In 2020, venture capital got a big boost, raising 14% more money than the previous year. As people habituated themselves to staying at home during pandemic lockdowns, the tech industry flourished and share prices climbed. Despite the economic shock, more people were still hired amid all this enthusiasm.
Yet when people started resuming their normal life patterns in 2021, companies needed to lose some of the weight they'd put on. Inflation was running high and interest rates were rising. It was therefore unsurprising when, in October, Microsoft said it would be laying off workers in many of its segments and Intel announced they would have to terminate thousands of employees, as a big drop in PC demand had impacted the latter in recent months. Netflix and Snap also said goodbye to many of their workers as they watched their share trading prices sink.
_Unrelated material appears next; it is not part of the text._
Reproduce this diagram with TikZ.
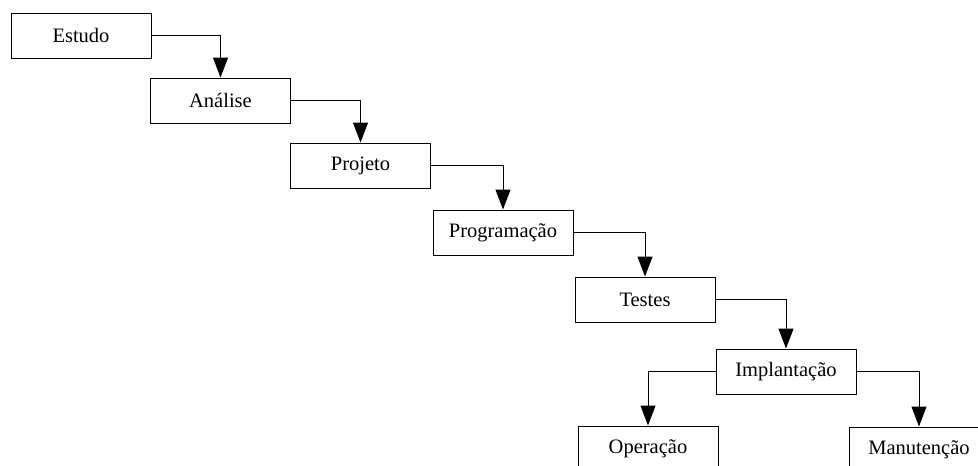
\documentclass[tikz,border=0pt]{standalone}
\usepackage{fontspec}
\setmainfont{Liberation Serif}
\usetikzlibrary{arrows.meta}
\begin{document}
\begin{tikzpicture}[x=1pt,y=-1pt,
  stepbox/.style={draw,line width=1pt,minimum width=140pt,minimum height=45pt,inner sep=0pt,font=\fontsize{20.5pt}{24pt}\selectfont},
  conn/.style={line width=1pt,-{Triangle[width=15pt,length=20pt]}}]
\useasboundingbox (0,0) rectangle (978,466);
\clip (0,0) rectangle (978,466);
\fill[white] (0,0) rectangle (978,466);
\node[stepbox] (estudo) at (81,35.5) {Estudo};
\node[stepbox] (analise) at (220.5,100.5) {Análise};
\node[stepbox] (projeto) at (360.5,165.5) {Projeto};
\node[stepbox] (prog) at (503,232.5) {Programação};
\node[stepbox] (testes) at (645,299.5) {Testes};
\node[stepbox] (impl) at (786,371.5) {Implantação};
\node[stepbox] (oper) at (648,448.5) {Operação};
\node[stepbox] (manut) at (919,449.5) {Manutenção};
\draw[conn] (estudo.east) -| (analise.north);
\draw[conn] (analise.east) -| (projeto.north);
\draw[conn] (projeto.east) -| (prog.north);
\draw[conn] (prog.east) -| (testes.north);
\draw[conn] (testes.east) -| (impl.north);
\draw[conn] (impl.west) -| (oper.north);
\draw[conn] (impl.east) -| (manut.north);
\end{tikzpicture}
\end{document}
In any case, the need to trim down on costs in the present economic climate will likely continue to pressure companies to let go of staff, as will the imperative to demonstrate the willingness to tighten the reins when necessary. Join us now as we explore this issue with an eye to its influence on the arena of CFD share trading.
Professional Layoffs
Overhiring was chiefly "in areas like professional and business services, more than in leisure and hospitality", points out Bank of America's Michael Gapen. Staff employed in banking, tech, and real estate have been much more numerous than they were before the pandemic, and so face the highest risk of layoffs. This contrasts with the layoffs that took place during the pandemic itself, which were mainly focused on lower-wage sectors like hospitality and retail.
By September 2022, the US workforce had regained its pre-2020 dimensions but was made up differently. Hospitality was employing 1.2 million fewer workers than it had in February 2020, while workers in professional and business services were up by 1 million.
The US Job Market
In the first half of November 2022, we got wind of plans to fire 31,200 people in tech. Remember, though, that this sector only employs 2% of Americans, as compared with, say, hospitality, which employs 11%. While tech companies were getting rid of staff, other sectors were battling to secure the workers they needed. "At the end of the day, we have to remember that the US job market remains extremely tight", says Jennifer Lee of BMO Capital Markets.
According to Goldman Sachs, it would be a mistake to view the tech layoffs as a symptom of recession. Also, "the required reduction in aggregate labor demand will come primarily from fewer job openings rather than higher unemployment". Still, analysts expect joblessness to get worse as long as the Fed holds its hawkish path. One indication it could indeed get worse is the fact that tech companies have been choosing to let go of their recruiters, as opposed to other employees.
Looking Forward
One big tech sector has been reaping the benefits of the recent layoffs, and that is the startup. "When companies downsize, other talented people who are employed there may consider looking elsewhere, as they may not see their company as being stable", explains Prashanth Chandrasekar of Stack Overflow. It's true that startups are battling a dearth in funding in the present high-interest-rate environment, but those among them that are "in the later funding stages with viable products in the market are faring much better", says Andiamo's Patrick McAdams.